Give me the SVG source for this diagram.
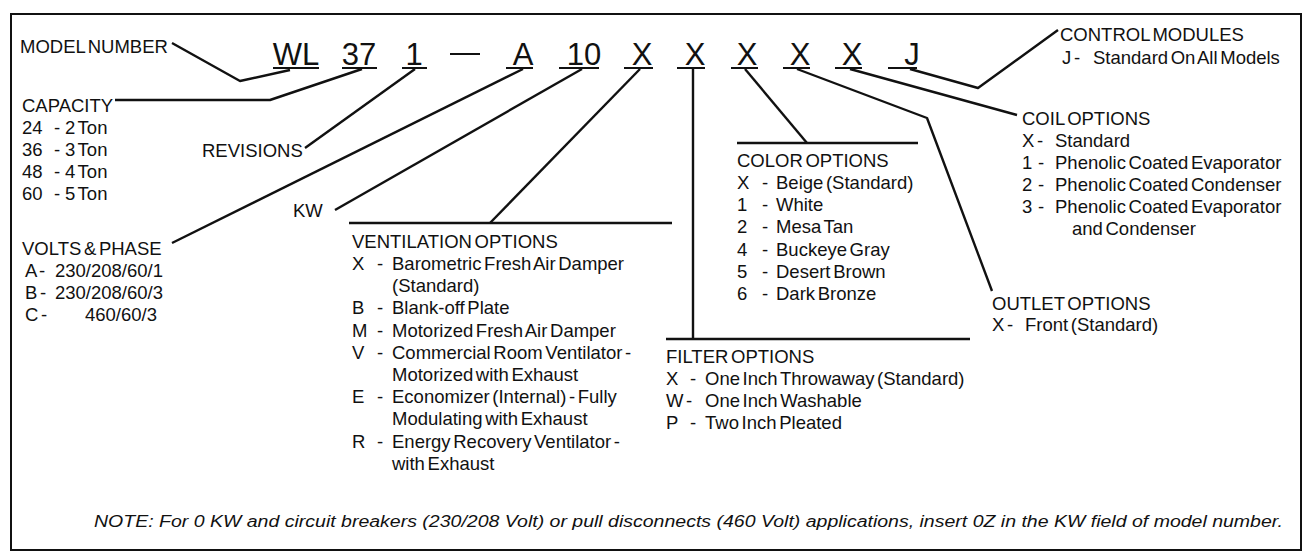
<svg xmlns="http://www.w3.org/2000/svg" width="1304" height="552" viewBox="0 0 1304 552">
<style>
text{font-family:"Liberation Sans",Arial,sans-serif;fill:#111;}
.t{font-size:18.5px;word-spacing:-2.5px;}
.big{font-size:31px;text-anchor:middle;}
.note{font-size:16px;font-style:italic;}
.ln{fill:none;stroke:#111;stroke-width:2.4;stroke-linejoin:round;}
.ul{stroke:#111;stroke-width:2;}
</style>
<rect x="11" y="14" width="1290" height="536" fill="#fff" stroke="#111" stroke-width="2"/>

<g id="model-code">
<text class="big" x="296" y="65">WL</text>
<text class="big" x="359" y="65">37</text>
<text class="big" x="414" y="65">1</text>
<text class="big" x="523" y="65">A</text>
<text class="big" x="584" y="65">10</text>
<text class="big" x="642" y="65">X</text>
<text class="big" x="695" y="65">X</text>
<text class="big" x="747" y="65">X</text>
<text class="big" x="800" y="65">X</text>
<text class="big" x="852" y="65">X</text>
<text class="big" x="912" y="65">J</text>
<line class="ul" x1="450" y1="54" x2="480" y2="54"/>
<g class="ul">
<line x1="273" y1="68" x2="319" y2="68"/>
<line x1="342" y1="68" x2="377" y2="68"/>
<line x1="402" y1="68" x2="427" y2="68"/>
<line x1="506" y1="68" x2="533" y2="68"/>
<line x1="559" y1="68" x2="599" y2="68"/>
<line x1="624" y1="68" x2="653" y2="68"/>
<line x1="677" y1="68" x2="705" y2="68"/>
<line x1="731" y1="68" x2="758" y2="68"/>
<line x1="783" y1="68" x2="810" y2="68"/>
<line x1="835" y1="68" x2="862" y2="68"/>
<line x1="888" y1="68" x2="917" y2="68"/>
</g>
</g>

<g id="connectors">
<polyline class="ln" points="172,43 240,81 290,70"/>
<polyline class="ln" points="115,100 270,100 362,69"/>
<polyline class="ln" points="305,148 415,69"/>
<polyline class="ln" points="172,243 523,69"/>
<polyline class="ln" points="335,210 582,69"/>
<polyline class="ln" points="490,223 640,69"/>
<polyline class="ln" points="693,69 693,339"/>
<polyline class="ln" points="745,69 807,143"/>
<polyline class="ln" points="797,69 927,118 992,291"/>
<polyline class="ln" points="850,69 1017,115"/>
<polyline class="ln" points="910,69 978,88 1058,30"/>
<line class="ln" x1="349" y1="223" x2="672" y2="223"/>
<line class="ln" x1="737" y1="143" x2="918" y2="143"/>
<line class="ln" x1="666" y1="339" x2="970" y2="339"/>
</g>

<g id="model-number">
<text class="t" x="20" y="53">MODEL NUMBER</text>
</g>

<g id="capacity">
<text class="t" x="22" y="112">CAPACITY</text>
<text class="t" y="134"><tspan x="22">24</tspan><tspan x="54">-</tspan><tspan x="65">2 Ton</tspan></text>
<text class="t" y="156"><tspan x="22">36</tspan><tspan x="54">-</tspan><tspan x="65">3 Ton</tspan></text>
<text class="t" y="178"><tspan x="22">48</tspan><tspan x="54">-</tspan><tspan x="65">4 Ton</tspan></text>
<text class="t" y="200"><tspan x="22">60</tspan><tspan x="54">-</tspan><tspan x="65">5 Ton</tspan></text>
</g>

<g id="revisions">
<text class="t" x="202" y="157">REVISIONS</text>
</g>

<g id="volts-phase">
<text class="t" x="22" y="255">VOLTS &amp; PHASE</text>
<text class="t" y="277"><tspan x="25">A -</tspan><tspan x="55">230/208/60/1</tspan></text>
<text class="t" y="299"><tspan x="25">B -</tspan><tspan x="55">230/208/60/3</tspan></text>
<text class="t" y="321"><tspan x="25">C -</tspan><tspan x="85">460/60/3</tspan></text>
</g>

<g id="kw">
<text class="t" x="293" y="217">KW</text>
</g>

<g id="ventilation">
<text class="t" x="352" y="248">VENTILATION OPTIONS</text>
<text class="t" y="270"><tspan x="352">X</tspan><tspan x="377">-</tspan><tspan x="392">Barometric Fresh Air Damper</tspan></text>
<text class="t" x="392" y="292">(Standard)</text>
<text class="t" y="314"><tspan x="352">B</tspan><tspan x="377">-</tspan><tspan x="392">Blank-off Plate</tspan></text>
<text class="t" y="337"><tspan x="352">M</tspan><tspan x="377">-</tspan><tspan x="392">Motorized Fresh Air Damper</tspan></text>
<text class="t" y="359"><tspan x="352">V</tspan><tspan x="377">-</tspan><tspan x="392">Commercial Room Ventilator -</tspan></text>
<text class="t" x="392" y="381">Motorized with Exhaust</text>
<text class="t" y="403"><tspan x="352">E</tspan><tspan x="377">-</tspan><tspan x="392">Economizer (Internal) - Fully</tspan></text>
<text class="t" x="392" y="425">Modulating with Exhaust</text>
<text class="t" y="448"><tspan x="352">R</tspan><tspan x="377">-</tspan><tspan x="392">Energy Recovery Ventilator -</tspan></text>
<text class="t" x="392" y="470">with Exhaust</text>
</g>

<g id="color">
<text class="t" x="737" y="167">COLOR OPTIONS</text>
<text class="t" y="189"><tspan x="737">X</tspan><tspan x="762">-</tspan><tspan x="776">Beige (Standard)</tspan></text>
<text class="t" y="211"><tspan x="737">1</tspan><tspan x="762">-</tspan><tspan x="776">White</tspan></text>
<text class="t" y="233"><tspan x="737">2</tspan><tspan x="762">-</tspan><tspan x="776">Mesa Tan</tspan></text>
<text class="t" y="256"><tspan x="737">4</tspan><tspan x="762">-</tspan><tspan x="776">Buckeye Gray</tspan></text>
<text class="t" y="278"><tspan x="737">5</tspan><tspan x="762">-</tspan><tspan x="776">Desert Brown</tspan></text>
<text class="t" y="300"><tspan x="737">6</tspan><tspan x="762">-</tspan><tspan x="776">Dark Bronze</tspan></text>
</g>

<g id="filter">
<text class="t" x="666" y="363">FILTER OPTIONS</text>
<text class="t" y="385"><tspan x="666">X</tspan><tspan x="690">-</tspan><tspan x="705">One Inch Throwaway (Standard)</tspan></text>
<text class="t" y="407"><tspan x="666">W -</tspan><tspan x="705">One Inch Washable</tspan></text>
<text class="t" y="429"><tspan x="666">P</tspan><tspan x="690">-</tspan><tspan x="705">Two Inch Pleated</tspan></text>
</g>

<g id="outlet">
<text class="t" x="992" y="310">OUTLET OPTIONS</text>
<text class="t" y="331"><tspan x="992">X -</tspan><tspan x="1025">Front (Standard)</tspan></text>
</g>

<g id="coil">
<text class="t" x="1022" y="125">COIL OPTIONS</text>
<text class="t" y="147"><tspan x="1022">X -</tspan><tspan x="1055">Standard</tspan></text>
<text class="t" y="169"><tspan x="1022">1</tspan><tspan x="1038">-</tspan><tspan x="1055">Phenolic Coated Evaporator</tspan></text>
<text class="t" y="191"><tspan x="1022">2</tspan><tspan x="1038">-</tspan><tspan x="1055">Phenolic Coated Condenser</tspan></text>
<text class="t" y="213"><tspan x="1022">3</tspan><tspan x="1038">-</tspan><tspan x="1055">Phenolic Coated Evaporator</tspan></text>
<text class="t" x="1072" y="235">and Condenser</text>
</g>

<g id="control">
<text class="t" x="1060" y="41">CONTROL MODULES</text>
<text class="t" y="64"><tspan x="1062">J -</tspan><tspan x="1093">Standard On All Models</tspan></text>
</g>

<g id="note">
<text class="note" x="94" y="527" textLength="1189" lengthAdjust="spacingAndGlyphs">NOTE:  For 0 KW and circuit breakers (230/208 Volt) or pull disconnects (460 Volt) applications, insert 0Z in the KW field of model number.</text>
</g>
</svg>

☆ ☆ ☆ ☆ ☆

(What is required)
Copy all the data exactly as written, but skip any picture.

(Full solution)
Give me the SVG source for this diagram.
<svg xmlns="http://www.w3.org/2000/svg" width="1304" height="552" viewBox="0 0 1304 552">
<style>
text{font-family:"Liberation Sans",Arial,sans-serif;fill:#111;}
.t{font-size:18.5px;word-spacing:-2.5px;}
.big{font-size:31px;text-anchor:middle;}
.note{font-size:16px;font-style:italic;}
.ln{fill:none;stroke:#111;stroke-width:2.4;stroke-linejoin:round;}
.ul{stroke:#111;stroke-width:2;}
</style>
<rect x="11" y="14" width="1290" height="536" fill="#fff" stroke="#111" stroke-width="2"/>

<g id="model-code">
<text class="big" x="296" y="65">WL</text>
<text class="big" x="359" y="65">37</text>
<text class="big" x="414" y="65">1</text>
<text class="big" x="523" y="65">A</text>
<text class="big" x="584" y="65">10</text>
<text class="big" x="642" y="65">X</text>
<text class="big" x="695" y="65">X</text>
<text class="big" x="747" y="65">X</text>
<text class="big" x="800" y="65">X</text>
<text class="big" x="852" y="65">X</text>
<text class="big" x="912" y="65">J</text>
<line class="ul" x1="450" y1="54" x2="480" y2="54"/>
<g class="ul">
<line x1="273" y1="68" x2="319" y2="68"/>
<line x1="342" y1="68" x2="377" y2="68"/>
<line x1="402" y1="68" x2="427" y2="68"/>
<line x1="506" y1="68" x2="533" y2="68"/>
<line x1="559" y1="68" x2="599" y2="68"/>
<line x1="624" y1="68" x2="653" y2="68"/>
<line x1="677" y1="68" x2="705" y2="68"/>
<line x1="731" y1="68" x2="758" y2="68"/>
<line x1="783" y1="68" x2="810" y2="68"/>
<line x1="835" y1="68" x2="862" y2="68"/>
<line x1="888" y1="68" x2="917" y2="68"/>
</g>
</g>

<g id="connectors">
<polyline class="ln" points="172,43 240,81 290,70"/>
<polyline class="ln" points="115,100 270,100 362,69"/>
<polyline class="ln" points="305,148 415,69"/>
<polyline class="ln" points="172,243 523,69"/>
<polyline class="ln" points="335,210 582,69"/>
<polyline class="ln" points="490,223 640,69"/>
<polyline class="ln" points="693,69 693,339"/>
<polyline class="ln" points="745,69 807,143"/>
<polyline class="ln" points="797,69 927,118 992,291"/>
<polyline class="ln" points="850,69 1017,115"/>
<polyline class="ln" points="910,69 978,88 1058,30"/>
<line class="ln" x1="349" y1="223" x2="672" y2="223"/>
<line class="ln" x1="737" y1="143" x2="918" y2="143"/>
<line class="ln" x1="666" y1="339" x2="970" y2="339"/>
</g>

<g id="model-number">
<text class="t" x="20" y="53">MODEL NUMBER</text>
</g>

<g id="capacity">
<text class="t" x="22" y="112">CAPACITY</text>
<text class="t" y="134"><tspan x="22">24</tspan><tspan x="54">-</tspan><tspan x="65">2 Ton</tspan></text>
<text class="t" y="156"><tspan x="22">36</tspan><tspan x="54">-</tspan><tspan x="65">3 Ton</tspan></text>
<text class="t" y="178"><tspan x="22">48</tspan><tspan x="54">-</tspan><tspan x="65">4 Ton</tspan></text>
<text class="t" y="200"><tspan x="22">60</tspan><tspan x="54">-</tspan><tspan x="65">5 Ton</tspan></text>
</g>

<g id="revisions">
<text class="t" x="202" y="157">REVISIONS</text>
</g>

<g id="volts-phase">
<text class="t" x="22" y="255">VOLTS &amp; PHASE</text>
<text class="t" y="277"><tspan x="25">A -</tspan><tspan x="55">230/208/60/1</tspan></text>
<text class="t" y="299"><tspan x="25">B -</tspan><tspan x="55">230/208/60/3</tspan></text>
<text class="t" y="321"><tspan x="25">C -</tspan><tspan x="85">460/60/3</tspan></text>
</g>

<g id="kw">
<text class="t" x="293" y="217">KW</text>
</g>

<g id="ventilation">
<text class="t" x="352" y="248">VENTILATION OPTIONS</text>
<text class="t" y="270"><tspan x="352">X</tspan><tspan x="377">-</tspan><tspan x="392">Barometric Fresh Air Damper</tspan></text>
<text class="t" x="392" y="292">(Standard)</text>
<text class="t" y="314"><tspan x="352">B</tspan><tspan x="377">-</tspan><tspan x="392">Blank-off Plate</tspan></text>
<text class="t" y="337"><tspan x="352">M</tspan><tspan x="377">-</tspan><tspan x="392">Motorized Fresh Air Damper</tspan></text>
<text class="t" y="359"><tspan x="352">V</tspan><tspan x="377">-</tspan><tspan x="392">Commercial Room Ventilator -</tspan></text>
<text class="t" x="392" y="381">Motorized with Exhaust</text>
<text class="t" y="403"><tspan x="352">E</tspan><tspan x="377">-</tspan><tspan x="392">Economizer (Internal) - Fully</tspan></text>
<text class="t" x="392" y="425">Modulating with Exhaust</text>
<text class="t" y="448"><tspan x="352">R</tspan><tspan x="377">-</tspan><tspan x="392">Energy Recovery Ventilator -</tspan></text>
<text class="t" x="392" y="470">with Exhaust</text>
</g>

<g id="color">
<text class="t" x="737" y="167">COLOR OPTIONS</text>
<text class="t" y="189"><tspan x="737">X</tspan><tspan x="762">-</tspan><tspan x="776">Beige (Standard)</tspan></text>
<text class="t" y="211"><tspan x="737">1</tspan><tspan x="762">-</tspan><tspan x="776">White</tspan></text>
<text class="t" y="233"><tspan x="737">2</tspan><tspan x="762">-</tspan><tspan x="776">Mesa Tan</tspan></text>
<text class="t" y="256"><tspan x="737">4</tspan><tspan x="762">-</tspan><tspan x="776">Buckeye Gray</tspan></text>
<text class="t" y="278"><tspan x="737">5</tspan><tspan x="762">-</tspan><tspan x="776">Desert Brown</tspan></text>
<text class="t" y="300"><tspan x="737">6</tspan><tspan x="762">-</tspan><tspan x="776">Dark Bronze</tspan></text>
</g>

<g id="filter">
<text class="t" x="666" y="363">FILTER OPTIONS</text>
<text class="t" y="385"><tspan x="666">X</tspan><tspan x="690">-</tspan><tspan x="705">One Inch Throwaway (Standard)</tspan></text>
<text class="t" y="407"><tspan x="666">W -</tspan><tspan x="705">One Inch Washable</tspan></text>
<text class="t" y="429"><tspan x="666">P</tspan><tspan x="690">-</tspan><tspan x="705">Two Inch Pleated</tspan></text>
</g>

<g id="outlet">
<text class="t" x="992" y="310">OUTLET OPTIONS</text>
<text class="t" y="331"><tspan x="992">X -</tspan><tspan x="1025">Front (Standard)</tspan></text>
</g>

<g id="coil">
<text class="t" x="1022" y="125">COIL OPTIONS</text>
<text class="t" y="147"><tspan x="1022">X -</tspan><tspan x="1055">Standard</tspan></text>
<text class="t" y="169"><tspan x="1022">1</tspan><tspan x="1038">-</tspan><tspan x="1055">Phenolic Coated Evaporator</tspan></text>
<text class="t" y="191"><tspan x="1022">2</tspan><tspan x="1038">-</tspan><tspan x="1055">Phenolic Coated Condenser</tspan></text>
<text class="t" y="213"><tspan x="1022">3</tspan><tspan x="1038">-</tspan><tspan x="1055">Phenolic Coated Evaporator</tspan></text>
<text class="t" x="1072" y="235">and Condenser</text>
</g>

<g id="control">
<text class="t" x="1060" y="41">CONTROL MODULES</text>
<text class="t" y="64"><tspan x="1062">J -</tspan><tspan x="1093">Standard On All Models</tspan></text>
</g>

<g id="note">
<text class="note" x="94" y="527" textLength="1189" lengthAdjust="spacingAndGlyphs">NOTE:  For 0 KW and circuit breakers (230/208 Volt) or pull disconnects (460 Volt) applications, insert 0Z in the KW field of model number.</text>
</g>
</svg>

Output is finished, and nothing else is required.